Allen also told the inquiry that he took at “face value” Skripal’s claim that he was likely targeted because he knew about the Russian president’s sources of wealth, according to the Guardian.
Skripal, a former official with the Russian military intelligence agency the GRU, had reportedly told UK officials that he had information about Putin’s involvement in illegal activity regarding the disposal of rare metals and embezzlement of funds from aluminium sales.
“It makes sense that if he [Skripal] was working as a senior member of the GRU he would have access to secret information,” Allen said, according to the report.

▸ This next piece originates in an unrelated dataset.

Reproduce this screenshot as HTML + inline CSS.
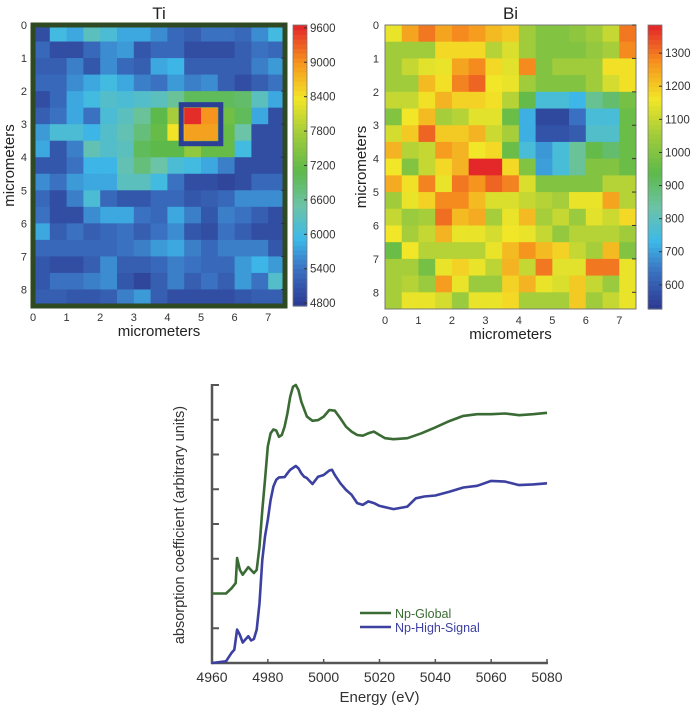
<!DOCTYPE html>
<html><head><meta charset="utf-8">
<style>
html,body{margin:0;padding:0;background:#fff;}
svg{display:block;font-family:"Liberation Sans",sans-serif;}
</style></head>
<body>
<svg id="fig" width="700" height="717" viewBox="0 0 700 717"></svg>
<script>
const tiRows = [
[5000,6000,5800,6300,6100,5800,5800,5600,5300,5200,5400,5400,5300,5600,6000],
[5300,5000,5000,5300,5600,5700,5100,5300,5300,5000,5000,5000,5200,5400,5300],
[5200,5200,5500,5100,5600,5300,5200,5800,5900,5200,5200,5200,5200,5500,5700],
[5300,5300,5600,5800,6000,5800,5500,5400,5700,5500,5600,5200,5000,5200,5400],
[5000,5300,5800,6000,6200,6100,6200,6300,6600,7000,7000,7000,6900,6300,5800],
[5200,5400,5800,5400,6100,6300,6600,7100,7800,9600,9000,7300,7000,5800,5000],
[5700,6100,6100,5900,6200,6400,6800,7200,8400,8900,8900,7200,6500,5000,5000],
[5800,5100,5500,6400,6200,6300,7000,7100,7100,7600,7200,7200,6000,5000,5000],
[5100,5100,5400,5900,5900,6400,6800,6500,6100,6000,5800,5500,5000,5000,5000],
[5600,5400,5700,5800,5800,6300,6300,6000,5400,5000,5000,4900,5000,5300,5300],
[5300,5000,5500,6100,5300,5100,5100,5300,5300,5100,5200,5300,5600,5600,5600],
[5400,5000,5000,5600,5800,5800,5400,5300,5800,5500,5100,5500,5400,5200,5000],
[5800,5200,5400,5200,5300,5400,5200,5400,5600,5100,5000,5400,5200,5000,5000],
[5300,5300,5300,5300,5300,5400,5500,5700,5800,5500,5300,5500,5500,5500,5100],
[5100,5000,5000,5200,5600,5200,5200,5300,5500,5400,5300,5300,5700,5900,5700],
[5100,5400,5400,5500,5600,5100,4900,5200,5500,5200,5400,5200,5700,5400,6200],
[5200,5200,5100,5100,5200,5500,5700,5200,5000,5000,5000,5000,5100,5200,5200]];
const biRows = [
[1150,1250,1300,1250,1280,1260,1220,1200,1050,1000,1000,1020,1050,1100,1300],
[1050,1050,1050,1180,1180,1180,1080,1130,1050,1000,1000,1000,1030,1060,1280],
[1050,1100,1140,1150,1250,1280,1180,1140,1280,1000,1050,1050,1050,1170,1170],
[1050,1050,1220,1170,1290,1320,1160,1150,1050,1000,1000,1000,1050,1120,1170],
[1100,1100,1170,1230,1190,1190,1170,1080,950,760,760,730,860,900,980],
[1000,1160,1220,1060,1080,1140,1140,960,720,560,560,640,760,760,960],
[1120,1200,1320,1200,1200,1230,1110,1060,720,580,580,600,780,780,960],
[1230,1080,1100,1260,1230,1160,1180,960,760,690,760,850,950,900,960],
[1160,1000,1100,1180,1230,1380,1380,1180,1000,700,760,850,1000,1000,960],
[1240,1170,1290,1150,1300,1270,1320,1290,1130,1000,1000,1000,1000,1080,1080],
[1050,1150,1190,1280,1280,1220,1130,1130,1100,1080,1060,1150,1150,1250,1080],
[1100,1040,1060,1310,1220,1240,1060,1150,1220,1060,1100,1040,1140,1110,1180],
[1160,1060,1100,1230,1150,1150,1120,1160,1150,1100,1030,1080,1080,1080,1050],
[960,1160,1080,1080,1080,1080,1150,1220,1270,1220,1190,1100,1060,1220,1000],
[1060,1060,980,1150,1190,1150,1090,1230,1100,1300,1140,1140,1300,1300,1150],
[1060,1080,1040,1260,1150,1040,1040,1190,1230,1150,1130,1200,1100,1040,1150],
[1060,1150,1150,1120,1040,1150,1150,1180,1060,1060,1060,1200,1050,1100,1150]];
const tiTicks = [4800,5400,6000,6600,7200,7800,8400,9000,9600];
const biTicks = [600,700,800,900,1000,1100,1200,1300];
const mapXTicks = [0,1,2,3,4,5,6,7];
const mapYTicks = [0,1,2,3,4,5,6,7,8];
const energy = [4960,4965,4967,4968.5,4969,4970,4971,4973,4975,4976,4977,4978,4979,4980,4981,4982,4983,4984,4985,4986,4987,4988,4989,4990,4991,4992,4994,4996,4998,5000,5002,5004,5006,5008,5010,5012,5014,5016,5018,5020,5022,5025,5030,5035,5040,5045,5050,5055,5060,5065,5070,5075,5080];
const globalMu = [2.0,2.0,2.15,2.3,3.02,2.68,2.54,2.76,2.59,2.68,3.35,4.4,5.27,6.23,6.61,6.72,6.69,6.51,6.56,6.8,7.18,7.66,7.95,8.0,7.85,7.52,7.09,6.97,6.99,7.09,7.28,7.26,7.04,6.8,6.66,6.56,6.54,6.61,6.66,6.56,6.47,6.44,6.47,6.61,6.78,6.96,7.11,7.16,7.16,7.18,7.13,7.16,7.2];
const energyHS = [4960,4965,4967,4968,4969,4970,4971,4973,4974,4975,4976,4977,4978,4979,4980,4981,4982,4983,4984,4986,4987,4988,4990,4991,4992,4993,4994,4996,4998,5000,5002,5003,5004,5006,5008,5010,5012,5014,5016,5018,5020,5025,5030,5033,5036,5040,5045,5050,5055,5060,5065,5070,5075,5080];
const highSignalMu = [0,0.05,0.29,0.38,0.96,0.81,0.59,0.77,0.65,0.69,0.96,1.72,2.97,3.64,4.12,4.69,5.08,5.27,5.34,5.35,5.46,5.56,5.67,5.6,5.46,5.36,5.32,5.15,5.36,5.41,5.54,5.56,5.41,5.17,4.98,4.84,4.6,4.55,4.65,4.6,4.52,4.43,4.5,4.74,4.79,4.82,4.93,5.05,5.1,5.24,5.22,5.12,5.14,5.17];
const energyTicks = [4960,4980,5000,5020,5040,5060,5080];

const NS = "http://www.w3.org/2000/svg";
const svg = document.getElementById('fig');
function mk(tag, attrs, parent){const e=document.createElementNS(NS,tag);for(const k in attrs)e.setAttribute(k,attrs[k]);(parent||svg).appendChild(e);return e;}
function txt(s, attrs, parent){const e=mk('text',attrs,parent);e.textContent=s;return e;}

const stops=[[0,[43,57,144]],[0.13,[58,111,192]],[0.24,[61,185,232]],[0.36,[108,195,166]],[0.48,[93,185,74]],[0.62,[165,205,58]],[0.74,[242,230,39]],[0.87,[246,146,30]],[1,[227,35,42]]];
function cmap(t){t=Math.max(0,Math.min(1,t));for(let i=1;i<stops.length;i++){if(t<=stops[i][0]){const a=stops[i-1],b=stops[i];const f=(t-a[0])/(b[0]-a[0]);const c=a[1].map((v,j)=>Math.round(v+(b[1][j]-v)*f));return `rgb(${c[0]},${c[1]},${c[2]})`;}}return 'rgb(227,35,42)';}

function heatmap(opt){
  const g=mk('g',{});
  
  
  const xs=v=>opt.x0+v/7.5*(opt.x1-opt.x0);
  const ys=v=>opt.y0+v/8.5*(opt.y1-opt.y0);
  const norm=v=>(v-opt.vmin)/(opt.vmax-opt.vmin);
  opt.rows.forEach((row,r)=>row.forEach((v,c)=>{
    const rect=mk('rect',{x:xs(c*0.5),y:ys(r*0.5),width:xs(0.5)-xs(0)+0.5,height:ys(0.5)-ys(0)+0.5,fill:cmap(norm(v))},g);
    
    
  }));
  if(opt.border){const b=mk('rect',{x:opt.x0,y:opt.y0,width:opt.x1-opt.x0,height:opt.y1-opt.y0,fill:'none',stroke:'#2f4a22','stroke-width':5},g);}
  else {const b=mk('rect',{x:opt.x0,y:opt.y0,width:opt.x1-opt.x0,height:opt.y1-opt.y0,fill:'none',stroke:'#777','stroke-width':1},g);}
  if(opt.box){const b=mk('rect',{x:xs(4.5)-3,y:ys(2.5)-3,width:xs(5.5)-xs(4.5)+6,height:ys(3.5)-ys(2.5)+6,fill:'none',stroke:'#2d3f95','stroke-width':5},g);}
  mapXTicks.forEach(t=>{const e=txt(String(t),{x:xs(t),y:opt.y1+15,'font-size':11,'text-anchor':'middle',fill:'#333'},g);});
  mapYTicks.forEach(t=>{const e=txt(String(t),{x:opt.x0-6,y:ys(t)+4,'font-size':11,'text-anchor':'end',fill:'#333'},g);
    mk('line',{x1:opt.x1-4,x2:opt.x1,y1:ys(t),y2:ys(t),stroke:'#333','stroke-width':1},g);});
  const tl=txt(opt.title,{x:(opt.x0+opt.x1)/2,y:opt.y0-6,'font-size':17,'text-anchor':'middle',fill:'#222'},g);
  
  const xl=txt('micrometers',{x:(opt.x0+opt.x1)/2,y:opt.y1+30,'font-size':15,'text-anchor':'middle',fill:'#222'},g);
  
  const yx=opt.x0-19, yy=(opt.y0+opt.y1)/2;
  const yl=txt('micrometers',{x:yx,y:yy,'font-size':15,'text-anchor':'middle',fill:'#222',transform:`rotate(-90 ${yx} ${yy})`},g);
  
  // colorbar
  const cb=mk('g',{},g);
  
  
  const cy=v=>opt.y1-(v-opt.vmin)/(opt.vmax-opt.vmin)*(opt.y1-opt.y0);
  const n=60;
  for(let i=0;i<n;i++){const v0=opt.vmin+(opt.vmax-opt.vmin)*i/n, v1=opt.vmin+(opt.vmax-opt.vmin)*(i+1)/n;
    mk('rect',{x:opt.cx,y:cy(v1),width:14,height:cy(v0)-cy(v1)+0.6,fill:cmap((v0+v1)/2>0?((v0+v1)/2-opt.vmin)/(opt.vmax-opt.vmin):0)},cb);}
  mk('rect',{x:opt.cx,y:opt.y0,width:14,height:opt.y1-opt.y0,fill:'none',stroke:'#777','stroke-width':0.8},cb);
  opt.ticks.forEach(t=>{mk('line',{x1:opt.cx+11,x2:opt.cx+14,y1:cy(t),y2:cy(t),stroke:'#333'},cb);
    const e=txt(String(t),{x:opt.cx+17,y:cy(t)+4,'font-size':11.5,fill:'#333'},cb);});
}
heatmap({name:'ti-map',title:'Ti',rows:tiRows,x0:33,x1:285,y0:25,y1:306,vmin:4750,vmax:9650,cx:293,ticks:tiTicks,border:true,box:true});
heatmap({name:'bi-map',title:'Bi',rows:biRows,x0:385,x1:636,y0:25,y1:309,vmin:527,vmax:1385,cx:648,ticks:biTicks,border:false,box:false});

// line chart
const L={x0:212,x1:547,y0:663,y1:385};
const ex=v=>L.x0+(v-4960)/120*(L.x1-L.x0);
const my=v=>L.y0-v/8*(L.y0-L.y1);
const lc=mk('g',{});


mk('line',{x1:L.x0,x2:L.x0,y1:L.y1-1,y2:L.y0+1,stroke:'#555','stroke-width':2.5},lc);
mk('line',{x1:L.x0-1,x2:L.x1+1,y1:L.y0,y2:L.y0,stroke:'#555','stroke-width':2.5},lc);
for(let i=0;i<=8;i++){mk('line',{x1:L.x0,x2:L.x0+7,y1:my(i),y2:my(i),stroke:'#555','stroke-width':2},lc);}
energyTicks.forEach(t=>{mk('line',{x1:ex(t),x2:ex(t),y1:L.y0,y2:L.y0-4,stroke:'#555','stroke-width':1.5},lc);
  const e=txt(String(t),{x:ex(t),y:L.y0+19,'font-size':14,'text-anchor':'middle',fill:'#333'},lc);});
const xt=txt('Energy (eV)',{x:(L.x0+L.x1)/2,y:702,'font-size':15,'text-anchor':'middle',fill:'#333'},lc);

const yt=txt('absorption coefficient (arbitrary units)',{x:184,y:525,'font-size':14.5,'text-anchor':'middle',fill:'#333',transform:'rotate(-90 184 525)'},lc);

function series(xsArr,ysArr,color,name){const d=xsArr.map((v,i)=>(i?'L':'M')+ex(v).toFixed(1)+' '+my(ysArr[i]).toFixed(1)).join(' ');
  const p=mk('path',{d:d,fill:'none',stroke:color,'stroke-width':2.6,'stroke-linejoin':'round'},lc);
  }
series(energy,globalMu,'#3b6b35','np-global-line');
series(energyHS,highSignalMu,'#3c40a0','np-high-signal-line');
const lg=mk('g',{},lc);


mk('line',{x1:360,x2:391,y1:613,y2:613,stroke:'#3b6b35','stroke-width':2.6},lg);
mk('line',{x1:360,x2:391,y1:627,y2:627,stroke:'#3c40a0','stroke-width':2.6},lg);
const l1=txt('Np-Global',{x:395,y:618,'font-size':12.5,fill:'#3b6b35'},lg);

const l2=txt('Np-High-Signal',{x:395,y:632,'font-size':12.5,fill:'#3c40a0'},lg);

</script>
</body></html>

“There have been numerous open-source works which link senior figures in the government, including the president, to control of natural resources, to control of the sources of Russian wealth and suggestions they profited from those,” he added.
Representatives for the Kremlin not immediately respond to a request for comment by Business Insider.
Skripal turned double agent in 1995 when he was recruited by the UK’s Secret Intelligence Service, MI6.
A Moscow military court said that he passed information to MI6 agents between 1995 and December 2004. It sentenced him to 13 years in prison for spying for Britain.
He was released in 2010 as part of a spy exchange between Russia and the US, and was granted asylum in the UK, where he lived in Salisbury under his real name.
His poisoning in 2018 sparked a diplomatic crisis, with the UK and 28 other countries expelling hundreds of Russian diplomats, and Russia responding by expelling British diplomats.
Putin’s wealth has long been the source of rumor, with reports stating that the Russian president owns vast palaces by the Black Sea and in northern Russia, luxury yachts, and expensive foreign properties.